## Task description
Repeat all the material exactly; pictures stay out of your copy.

## Supplied information
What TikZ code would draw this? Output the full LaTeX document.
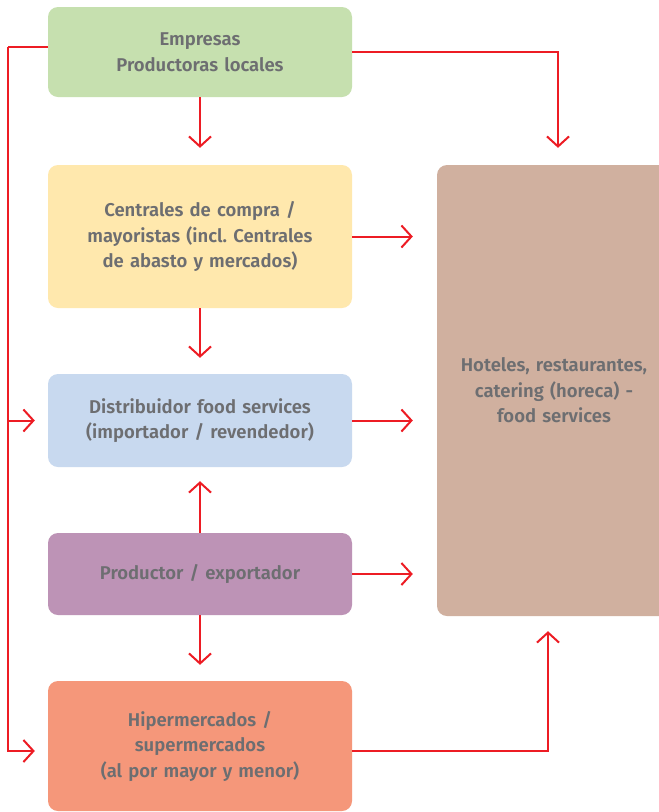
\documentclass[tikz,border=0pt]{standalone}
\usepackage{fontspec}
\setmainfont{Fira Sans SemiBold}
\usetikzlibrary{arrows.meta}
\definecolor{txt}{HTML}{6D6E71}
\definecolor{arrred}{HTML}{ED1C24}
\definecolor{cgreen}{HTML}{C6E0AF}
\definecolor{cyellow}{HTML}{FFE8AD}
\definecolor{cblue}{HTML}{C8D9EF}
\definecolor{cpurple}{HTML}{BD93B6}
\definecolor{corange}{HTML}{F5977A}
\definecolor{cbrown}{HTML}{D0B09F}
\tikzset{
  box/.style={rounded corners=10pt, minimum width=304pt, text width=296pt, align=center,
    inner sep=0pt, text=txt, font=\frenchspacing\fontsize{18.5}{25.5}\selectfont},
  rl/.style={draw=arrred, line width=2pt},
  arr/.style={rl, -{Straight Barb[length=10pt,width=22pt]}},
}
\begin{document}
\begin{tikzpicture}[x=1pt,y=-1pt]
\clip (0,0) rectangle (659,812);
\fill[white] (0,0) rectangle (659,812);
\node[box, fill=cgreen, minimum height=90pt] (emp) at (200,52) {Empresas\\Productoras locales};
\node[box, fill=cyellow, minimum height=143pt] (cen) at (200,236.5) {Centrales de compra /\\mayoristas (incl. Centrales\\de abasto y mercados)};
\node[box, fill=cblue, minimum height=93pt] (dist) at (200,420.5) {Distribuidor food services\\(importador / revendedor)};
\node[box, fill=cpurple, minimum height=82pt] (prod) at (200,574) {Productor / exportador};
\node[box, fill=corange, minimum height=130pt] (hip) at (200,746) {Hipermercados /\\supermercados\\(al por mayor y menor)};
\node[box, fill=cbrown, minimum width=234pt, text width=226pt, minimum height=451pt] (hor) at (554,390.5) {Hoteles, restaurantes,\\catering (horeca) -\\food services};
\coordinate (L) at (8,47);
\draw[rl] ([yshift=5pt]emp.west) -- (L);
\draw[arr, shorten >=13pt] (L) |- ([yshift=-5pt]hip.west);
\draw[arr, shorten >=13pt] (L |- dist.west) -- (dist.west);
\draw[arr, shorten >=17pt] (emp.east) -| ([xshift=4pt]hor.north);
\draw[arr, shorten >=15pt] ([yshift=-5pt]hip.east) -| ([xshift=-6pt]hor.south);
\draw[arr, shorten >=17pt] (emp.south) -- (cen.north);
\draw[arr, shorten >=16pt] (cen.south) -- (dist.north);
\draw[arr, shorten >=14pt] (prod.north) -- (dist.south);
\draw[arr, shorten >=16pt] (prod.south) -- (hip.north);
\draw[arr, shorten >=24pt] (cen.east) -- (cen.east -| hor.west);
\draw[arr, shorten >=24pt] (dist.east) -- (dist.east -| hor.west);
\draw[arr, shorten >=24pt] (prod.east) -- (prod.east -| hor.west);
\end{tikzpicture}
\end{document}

## Exercise answer
What TikZ code would draw this? Output the full LaTeX document.
\documentclass[tikz,border=0pt]{standalone}
\usepackage{fontspec}
\setmainfont{Fira Sans SemiBold}
\usetikzlibrary{arrows.meta}
\definecolor{txt}{HTML}{6D6E71}
\definecolor{arrred}{HTML}{ED1C24}
\definecolor{cgreen}{HTML}{C6E0AF}
\definecolor{cyellow}{HTML}{FFE8AD}
\definecolor{cblue}{HTML}{C8D9EF}
\definecolor{cpurple}{HTML}{BD93B6}
\definecolor{corange}{HTML}{F5977A}
\definecolor{cbrown}{HTML}{D0B09F}
\tikzset{
  box/.style={rounded corners=10pt, minimum width=304pt, text width=296pt, align=center,
    inner sep=0pt, text=txt, font=\frenchspacing\fontsize{18.5}{25.5}\selectfont},
  rl/.style={draw=arrred, line width=2pt},
  arr/.style={rl, -{Straight Barb[length=10pt,width=22pt]}},
}
\begin{document}
\begin{tikzpicture}[x=1pt,y=-1pt]
\clip (0,0) rectangle (659,812);
\fill[white] (0,0) rectangle (659,812);
\node[box, fill=cgreen, minimum height=90pt] (emp) at (200,52) {Empresas\\Productoras locales};
\node[box, fill=cyellow, minimum height=143pt] (cen) at (200,236.5) {Centrales de compra /\\mayoristas (incl. Centrales\\de abasto y mercados)};
\node[box, fill=cblue, minimum height=93pt] (dist) at (200,420.5) {Distribuidor food services\\(importador / revendedor)};
\node[box, fill=cpurple, minimum height=82pt] (prod) at (200,574) {Productor / exportador};
\node[box, fill=corange, minimum height=130pt] (hip) at (200,746) {Hipermercados /\\supermercados\\(al por mayor y menor)};
\node[box, fill=cbrown, minimum width=234pt, text width=226pt, minimum height=451pt] (hor) at (554,390.5) {Hoteles, restaurantes,\\catering (horeca) -\\food services};
\coordinate (L) at (8,47);
\draw[rl] ([yshift=5pt]emp.west) -- (L);
\draw[arr, shorten >=13pt] (L) |- ([yshift=-5pt]hip.west);
\draw[arr, shorten >=13pt] (L |- dist.west) -- (dist.west);
\draw[arr, shorten >=17pt] (emp.east) -| ([xshift=4pt]hor.north);
\draw[arr, shorten >=15pt] ([yshift=-5pt]hip.east) -| ([xshift=-6pt]hor.south);
\draw[arr, shorten >=17pt] (emp.south) -- (cen.north);
\draw[arr, shorten >=16pt] (cen.south) -- (dist.north);
\draw[arr, shorten >=14pt] (prod.north) -- (dist.south);
\draw[arr, shorten >=16pt] (prod.south) -- (hip.north);
\draw[arr, shorten >=24pt] (cen.east) -- (cen.east -| hor.west);
\draw[arr, shorten >=24pt] (dist.east) -- (dist.east -| hor.west);
\draw[arr, shorten >=24pt] (prod.east) -- (prod.east -| hor.west);
\end{tikzpicture}
\end{document}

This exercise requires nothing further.